Fidèle à lui-même, mon ami Amar s’en est allé comme
il a vécu, sans tambour ni trompette, laissant celle de la renommée aux
avides des feux de la rampe.
La foule qui l’a accompagné à sa dernière demeure, témoigne de
l’attachement à sa personne et aux valeurs qu’il a su semer autour de
lui tout au long de sa vie. En me joignant à cette marque de sympathie,
c’est surtout l’homme passionné par l’Algérie que je voudrais évoquer.

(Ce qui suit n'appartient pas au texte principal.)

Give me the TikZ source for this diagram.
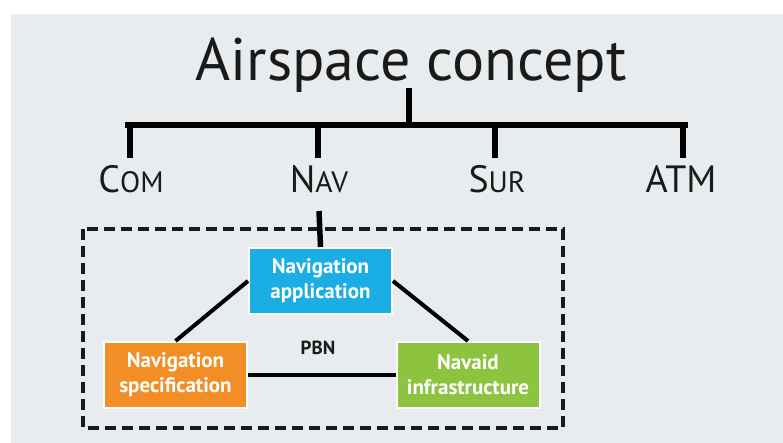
\documentclass[tikz,border=0pt]{standalone}
\usepackage{fontspec}
\setmainfont{PT Sans}
\definecolor{panelbg}{HTML}{E8ECEF}
\definecolor{appcyan}{HTML}{1AAEE5}
\definecolor{specorange}{HTML}{F38E26}
\definecolor{aidgreen}{HTML}{8CC440}
\definecolor{inkdark}{HTML}{1A1A1A}
\newcommand{\fakesc}[2]{{\fontsize{38}{40}\selectfont #1}{\fontsize{29.5}{30}\selectfont #2}}
\begin{document}
\begin{tikzpicture}[x=1pt,y=-1pt,
  treeline/.style={line width=5.5pt, draw=black},
  linkline/.style={line width=4pt, draw=black},
  cat/.style={anchor=base, text=inkdark, inner sep=0pt, font=\fontsize{38}{40}\selectfont},
  pbnbox/.style={draw=white, line width=2pt, minimum width=143pt, minimum height=66pt,
    inner sep=0pt, text=white, align=center, font=\bfseries\fontsize{21}{25}\selectfont}]
\useasboundingbox (0,0) rectangle (783,443);
\fill[white] (0,0) rectangle (783,443);
\fill[panelbg] (11,14) rectangle (783,443);
% title
\node[anchor=base, inner sep=0pt, text=inkdark, font=\fontsize{60}{62}\selectfont] (title) at (411,81) {Airspace concept};
% tree coordinates
\coordinate (stemtop) at (409,88);
\coordinate (stembot) at (409,125);
\coordinate (barL) at (128,125);
\coordinate (barR) at (685,125);
\coordinate (dCom) at (130,125);
\coordinate (dNav) at (318,125);
\coordinate (dSur) at (495,125);
\coordinate (dAtm) at (683,125);
\coordinate (eCom) at (130,158);
\coordinate (eNav) at (318,158);
\coordinate (eSur) at (495,158);
\coordinate (eAtm) at (683,158);
% labels
\node[cat] (com) at (131,193) {\fakesc{C}{OM}};
\node[cat] (nav) at (319,193) {\fakesc{N}{AV}};
\node[cat] (sur) at (497,193) {\fakesc{S}{UR}};
\node[cat] (atm) at (681,193) {ATM};
% tree lines
\draw[treeline] (stemtop) -- (stembot);
\draw[treeline, line cap=rect] (barL) -- (barR);
\draw[treeline] (dCom) -- (eCom);
\draw[treeline] (dNav) -- (eNav);
\draw[treeline] (dSur) -- (eSur);
\draw[treeline] (dAtm) -- (eAtm);
% dashed frame
\draw[line width=3.5pt, dash pattern=on 11pt off 6pt, draw=inkdark] (83,229) rectangle (563,428);
% boxes
\node[pbnbox, fill=appcyan] (app) at (320.5,281) {Navigation\\application};
\node[pbnbox, fill=specorange] (spec) at (175.5,375) {Navigation\\specification};
\node[pbnbox, fill=aidgreen] (aid) at (468,375) {Navaid\\infrastructure};
\node[font=\bfseries\fontsize{19}{20}\selectfont, text=inkdark, inner sep=0pt] (pbn) at (318,348) {PBN};
% nav connector
\coordinate (navdrop) at (319,211);
\draw[treeline] (navdrop) -- (app.north);
% links
\draw[linkline] (app.west) -- (spec.north);
\draw[linkline] (app.east) -- (aid.north);
\draw[linkline] (spec.east) -- (aid.west);
\end{tikzpicture}
\end{document}
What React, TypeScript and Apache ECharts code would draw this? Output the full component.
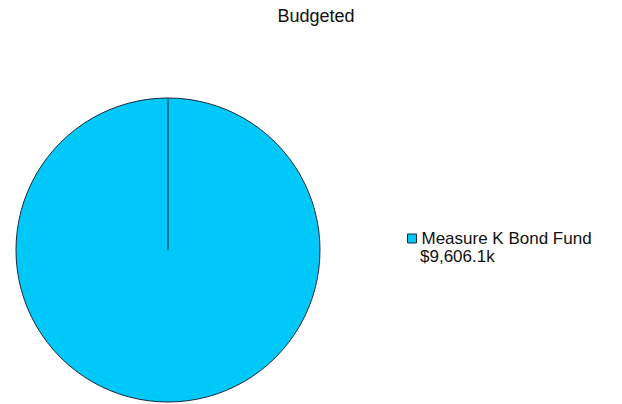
import React, { useEffect, useRef } from "react";
import * as echarts from "echarts";

const titleText = "Budgeted";
const categories = ["Measure K Bond Fund"];
const values = [9606.1];
const valueLabels = ["$9,606.1k"];

export default function App() {
  const ref = useRef<HTMLDivElement>(null);
  useEffect(() => {
    const chart = echarts.init(ref.current!, null, { renderer: "svg" });
    const cx = 168, cy = 250, r = 152;
    chart.setOption({
      animation: false,
      backgroundColor: "#ffffff",
      title: {
        text: titleText,
        left: 311,
        textAlign: "center",
        top: 2,
        textStyle: { fontFamily: "Liberation Sans", fontSize: 18, fontWeight: "normal", color: "#111" },
      },
      legend: {
        orient: "vertical",
        left: 402,
        top: 225,
        itemWidth: 9,
        itemHeight: 9,
        itemGap: 8,
        icon: "rect",
        data: categories,
        textStyle: { fontFamily: "Liberation Sans", fontSize: 17, color: "#111" },
        itemStyle: { borderColor: "#1a2a3a", borderWidth: 1 },
      },
      graphic: [
        {
          type: "text",
          left: 420,
          top: 248,
          style: { text: valueLabels[0], fontFamily: "Liberation Sans", fontSize: 17, fill: "#111" },
        },
        {
          type: "line",
          shape: { x1: cx, y1: cy, x2: cx, y2: cy - r },
          style: { stroke: "#1a2a3a", lineWidth: 1 },
          z: 10,
        },
      ],
      series: [
        {
          type: "pie",
          center: [cx, cy],
          radius: [0, r],
          startAngle: 90,
          label: { show: false },
          labelLine: { show: false },
          emphasis: { disabled: true },
          itemStyle: { color: "#00C8F8", borderColor: "#1a2a3a", borderWidth: 1 },
          data: categories.map((c, i) => ({ name: c, value: values[i] })),
        },
      ],
    });
    return () => chart.dispose();
  }, []);
  return <div ref={ref} style={{ position: "fixed", left: 0, top: 0, width: 622, height: 404 }} />;
}
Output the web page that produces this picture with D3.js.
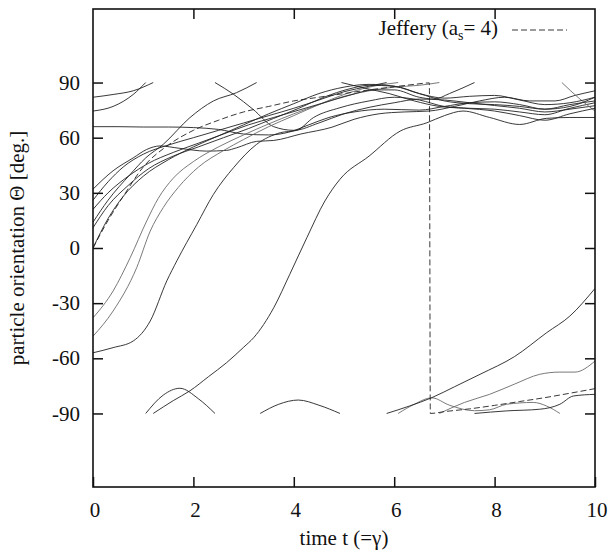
<!DOCTYPE html>
<html>
<head>
<meta charset="utf-8">
<script src="https://cdn.jsdelivr.net/npm/d3@7"></script>
<style>
  body { margin: 0; background: #fff; }
  svg { display: block; }
  svg text { font-family: "Liberation Serif", "Times New Roman", serif; }
</style>
</head>
<body>
<div id="vis"></div>
<script>
// axis ticks
const timeTicks = [0, 2, 4, 6, 8, 10]
const thetaTicks = [-90, -60, -30, 0, 30, 60, 90]

// Jeffery orbit (a_s = 4)
const jeffery = [[0,0],[0.3,15],[0.6,28],[1,44],[1.5,56],[2,64],[2.5,69.5],[3,74],[3.5,77],[4,80],[4.5,82],[5,84],[5.5,86],[6,87.7],[6.4,89],[6.7,89.8],
  [6.72,-90],[7,-89],[7.5,-87.5],[8,-85.6],[8.5,-83.5],[9,-81.4],[9.5,-79],[10,-76.5]]

// particle orientations [t, theta]; a particle is split where it wraps 90 -> -90
const particles = [
  [[[0,82],[0.4,83.5],[0.8,85.5],[1.2,90]],
   [[1.2,-90],[1.6,-83],[1.93,-77.7],[2.3,-70],[2.66,-62.4],[3.0,-54],[3.2,-48.8],[3.6,-32.5],[3.92,-14.3],[4.26,5.6],[4.62,25.6],[4.92,37.4],[5.5,50],[6.12,63.6],[6.65,68.1],[7.0,72],[7.37,74.5],[7.9,71],[8.5,67.2],[9.03,70.5],[9.5,71],[10,71]]],
  [[[0,74.5],[0.4,77],[0.8,83.5],[1.05,90]],
   [[1.05,-90],[1.4,-80],[1.73,-76.3],[2.1,-82],[2.43,-90]],
   [[2.43,90],[2.8,83.6],[3.19,75.4],[3.6,66],[4.0,64],[4.5,68],[5,73],[5.5,76.5],[6,79],[6.5,81],[7,80.5],[7.5,79],[8,77.5],[8.5,76],[9,74],[9.5,75.5],[10,77.4]]],
  [[[0,66],[0.5,66],[1,65.8],[1.5,65.8],[2,65.5],[2.5,64.5],[3,62],[3.5,61.5],[3.9,63],[4.3,67],[4.7,71],[5.2,74],[5.8,75.5],[6.5,75],[7,77],[7.5,79],[8,79.5],[8.5,78],[9,75.5],[9.5,78],[10,80]]],
  [[[0,32],[0.4,42],[0.8,49],[1.07,53.6],[1.33,55.5],[1.73,54.2],[2.26,52.7],[2.66,53.1],[2.86,54.5],[3.26,58],[3.6,58.5],[4.14,62],[4.76,65.7],[5.2,70],[5.7,73],[6.2,74],[6.7,74.5],[7.2,77],[7.7,80],[8.2,82],[8.7,80],[9.2,80],[9.6,83],[10,85.5]]],
  [[[0,-57],[0.4,-54.2],[0.8,-50.6],[1.14,-39.7],[1.47,-17.9],[1.67,-7],[2.07,12.9],[2.4,29.2],[2.8,43.7],[3.26,56.4],[3.73,62.7],[4.06,64],[4.39,70.9],[4.92,76.3],[5.5,80],[6,82],[6.5,80.5],[7,77],[7.5,76],[8,75.5],[8.5,74],[9,72.5],[9.5,76],[10,79]]],
  [[[0,-38],[0.4,-23.4],[0.74,-5.3],[1.07,14.7],[1.3,27],[1.6,38],[2,47],[2.5,55],[3,61.5],[3.5,67.5],[4,73],[4.5,78],[5,82.5],[5.5,85.5],[6,87.5],[6.5,88.5],[6.9,90]],
   [[6.9,-90],[7.4,-84],[7.9,-79.6],[8.4,-74],[8.9,-68.7],[9.3,-67.5],[9.6,-67.5],[10,-61.5]]],
  [[[0,-48],[0.4,-34.3],[0.87,-10.7],[1.14,9.2],[1.4,22],[1.7,33],[2.1,44],[2.6,53],[3,59],[3.5,66],[4,72],[4.5,78],[5,83.5],[5.5,87.5],[6.08,90]],
   [[6.08,-90],[6.4,-85],[6.75,-81.5],[7.1,-85.5],[7.6,-88.5],[7.9,-88],[8.24,-85],[8.77,-84],[9.04,-86],[9.3,-90]],
   [[9.34,90],[9.7,81],[10,74.5]]],
  [[[0,26],[0.3,36],[0.6,44],[1,51],[1.5,56],[2,60],[2.5,64],[3,68],[3.5,72],[4,76],[4.5,80.5],[5,85],[5.5,88],[5.85,90]],
   [[5.85,-90],[6.3,-86],[6.75,-81.4],[7.2,-75.5],[7.71,-68.7],[8.4,-59],[9.04,-46],[9.5,-37],[10,-22]]],
  [[[0,21],[0.3,30],[0.7,39],[1.1,46],[1.6,52],[2.1,57],[2.6,62],[3.1,67],[3.6,71],[4.1,75],[4.6,79],[5.1,83],[5.6,86],[6.0,86],[6.5,82],[6.8,81],[7.1,84],[7.6,90]],
   [[7.6,-90],[8.24,-88.6],[8.9,-87.7],[9.3,-85],[9.57,-80.5],[10,-79.6]]],
  [[[0,14],[0.3,26],[0.74,40],[1.05,49],[1.4,56.4],[1.93,70.9],[2.4,80],[2.86,84.5],[3.26,90]],
   [[3.33,-90],[3.7,-85],[4.09,-82.7],[4.5,-85.5],[4.92,-90]],
   [[4.95,90],[5.4,87],[5.9,84],[6.4,80],[6.9,77],[7.4,76],[8,74.5],[8.5,72],[9,69.5],[9.5,73],[10,76]]],
  [[[0,11],[0.3,23],[0.7,34],[1.1,43],[1.6,50],[2.1,55],[2.6,60],[3.1,65],[3.6,70.5],[4.1,76],[4.6,82],[5.1,86.5],[5.5,88.5],[6,88],[6.5,84],[7,80],[7.5,78.5],[8,78],[8.5,77],[9,75.5],[9.5,77],[10,82]]],
  [[[0,0],[0.3,16],[0.6,28],[1,39],[1.5,48],[2,55],[2.5,61],[3,67],[3.5,73],[4,78.5],[4.5,84],[5,87.5],[5.5,89],[6,88],[6.5,84],[7,81.5],[7.5,82.5],[8,83],[8.5,80.5],[9,78],[9.5,79],[10,82]]]
]
// the two lighter traces in the scan
const grayParticles = [5, 6]

const width = 611
const height = 558
const margin = { top: 9, right: 16, bottom: 71, left: 93 }

const x = d3.scaleLinear().domain([0, 10]).range([margin.left, width - margin.right])
const y = d3.scaleLinear().domain([-130, 130]).range([height - margin.bottom, margin.top])

const svg = d3.select("#vis").append("svg")
  .attr("width", width)
  .attr("height", height)

svg.append("defs").append("clipPath").attr("id", "plot-clip")
  .append("rect")
  .attr("x", x(0)).attr("y", y(130))
  .attr("width", x(10) - x(0)).attr("height", y(-130) - y(130))

const line = d3.line()
  .x(d => x(d[0]))
  .y(d => y(d[1]))
  .curve(d3.curveMonotoneX)

const plot = svg.append("g").attr("clip-path", "url(#plot-clip)")

// particle traces
particles.forEach((segments, i) => {
  plot.append("g")
    .attr("fill", "none")
    .attr("stroke", grayParticles.includes(i) ? "#6a6a6a" : "#222")
    .attr("stroke-width", 0.9)
    .selectAll("path")
    .data(segments)
    .join("path")
    .attr("d", line)
})

// Jeffery orbit
plot.append("path")
  .datum(jeffery)
  .attr("fill", "none")
  .attr("stroke", "#222")
  .attr("stroke-width", 0.9)
  .attr("stroke-dasharray", "6,3")
  .attr("d", line)

// tick marks pointing inwards on all four sides (labels drawn separately below)
const fontSize = 21
const styleAxis = g => g
  .call(g => g.select(".domain").remove())
  .call(g => g.selectAll(".tick text").remove())
  .call(g => g.selectAll(".tick line").attr("stroke", "#111").attr("stroke-width", 1.5))

svg.append("g")
  .attr("transform", `translate(0,${y(-130)})`)
  .call(d3.axisBottom(x).tickValues(timeTicks).tickSize(-10))
  .call(styleAxis)

svg.append("g")
  .attr("transform", `translate(0,${y(130)})`)
  .call(d3.axisTop(x).tickValues(timeTicks.slice(1, -1)).tickSize(-10))
  .call(styleAxis)

svg.append("g")
  .attr("transform", `translate(${x(0)},0)`)
  .call(d3.axisLeft(y).tickValues(thetaTicks).tickSize(-10))
  .call(styleAxis)

svg.append("g")
  .attr("transform", `translate(${x(10)},0)`)
  .call(d3.axisRight(y).tickValues(thetaTicks).tickSize(-10))
  .call(styleAxis)

// tick labels
svg.append("g")
  .attr("font-size", fontSize)
  .attr("fill", "#111")
  .attr("text-anchor", "middle")
  .selectAll("text")
  .data(timeTicks)
  .join("text")
  .attr("x", d => x(d) + 2)
  .attr("y", y(-130) + 30)
  .text(d => d)

svg.append("g")
  .attr("font-size", fontSize)
  .attr("fill", "#111")
  .attr("text-anchor", "end")
  .selectAll("text")
  .data(thetaTicks)
  .join("text")
  .attr("x", x(0) - 13)
  .attr("y", d => y(d))
  .attr("dy", "0.34em")
  .text(d => d)

// frame
svg.append("rect")
  .attr("x", x(0)).attr("y", y(130))
  .attr("width", x(10) - x(0)).attr("height", y(-130) - y(130))
  .attr("fill", "none")
  .attr("stroke", "#111")
  .attr("stroke-width", 1.6)

// axis titles
svg.append("text")
  .attr("x", (x(0) + x(10)) / 2)
  .attr("y", 545)
  .attr("text-anchor", "middle")
  .attr("font-size", fontSize)
  .attr("fill", "#111")
  .text("time t (=γ)")

svg.append("text")
  .attr("transform", `translate(24,${(y(130) + y(-130)) / 2}) rotate(-90)`)
  .attr("text-anchor", "middle")
  .attr("font-size", fontSize)
  .attr("fill", "#111")
  .text("particle orientation Θ [deg.]")

// legend
const legend = svg.append("g").attr("fill", "#111").attr("font-size", fontSize)
const legendText = legend.append("text")
  .attr("x", 498)
  .attr("y", 35)
  .attr("text-anchor", "end")
legendText.append("tspan").text("Jeffery (a")
legendText.append("tspan").attr("dy", 5).attr("font-size", 14).text("s")
legendText.append("tspan").attr("dy", -5).text("= 4)")

legend.append("line")
  .attr("x1", 512).attr("x2", 567)
  .attr("y1", 30).attr("y2", 30)
  .attr("stroke", "#222")
  .attr("stroke-width", 0.9)
  .attr("stroke-dasharray", "6,3")
</script>
</body>
</html>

Né en 1942 à Aïn Berda, dans la région d’Annaba, il a choisi, très
jeune, de s’émanciper vers les rangs de l’ALN où son amour patriotique
s’est aiguisé dans la lutte pour le recouvrement de l’indépendance de
l’Algérie. Ce compagnonnage dans le combat pour la liberté l’a
définitivement marqué. Plus tard, après l’indépendance, il obtiendra en
1966 le diplôme de l’Académie du cinéma, du théâtre, de la radio et de
la télévision de Belgrade. Mais son goût pour les combats politiques le
poussera à poursuivre ses études supérieures en sciences politiques et
économiques à l’Université d’Alger. C’est à ce moment que nos chemins se
sont croisés et que nous sommes devenus amis, à la vie, à la mort. La
cruelle l’a pris, mais elle ne prendra pas nos longues soirées de débats
politiques passionnés. Tout était à construire et l’artiste s’est doublé
de l’acteur politique pour donner corps à ses idées. Car le cinéaste a
engendré, parfois dans la douleur, des œuvres qui lui valurent de
prestigieux prix dans des festivals internationaux. Je me souviendrai
toujours de nos retrouvailles chaleureuses à Ouagadougou où j’étais en
poste et lui concourant pour un prix du Fespaco qu’il obtint avec brio.
C’est que Amar a été prolifique en films chocs, historiques,
révolutionnaires, j’en passe et des meilleures qualifications. Le
cultissime Patrouille à l’Est ( 1972) dont le cri/totem «Yaou alikoum
min Guelma» restera à jamais l’oriflamme des cinéphiles algériens. Et
comment ne pas citer Fleur de lotus (1998) ou Les Portes du silence.
C’est en ma qualité de témoin, et souvent de complice que je veux
restituer la générosité de Amar qui s’est exprimée aussi dans son autre
vie : son militantisme politique notamment à travers l’action
syndicale. Je veux surtout dire combien il fut animé de foi et de
passion dans l’exercice de ses fonctions de secrétaire général du
Syndicat des comédiens, de théâtre et de cinéma qui relevait de l’Union
générale des travailleurs algériens (UGTA). Ce poste lui a permis de
conjuguer l’élan artistique à l’ardeur politique. Malgré la chape de
plomb des années du terrorisme, malgré les coups bas des ennemis de
toujours de l’Algérie, il sut rester authentique, vrai et surtout
attentif aux autres. Je garderai en mémoire les promenades sur le Cours
de la Révolution, à Annaba, durant lesquelles nous refîmes le monde
plusieurs fois, avant de revenir comme d’habitude au seul sujet qui nous
animait réellement : l’amour de la patrie qu’il a su sublimer par
l’image.
Je dédie cet hommage posthume à ses familles, la sienne propre et celle
plus large du cinéma, à ses camarades militants, à ses compagnons de
lutte pour l’indépendance, les moudjahidine, et aux membres de
l’association Lumière qu’il présidait et dont le nom même résume
parfaitement Amar. Jusqu’au bout, les lueurs de l’espoir auront guidé sa
vie. Feu Amar était toute flamme.
Abdelkader Messahel
Ministre délégué chargé des Affaires maghrébines et africaines.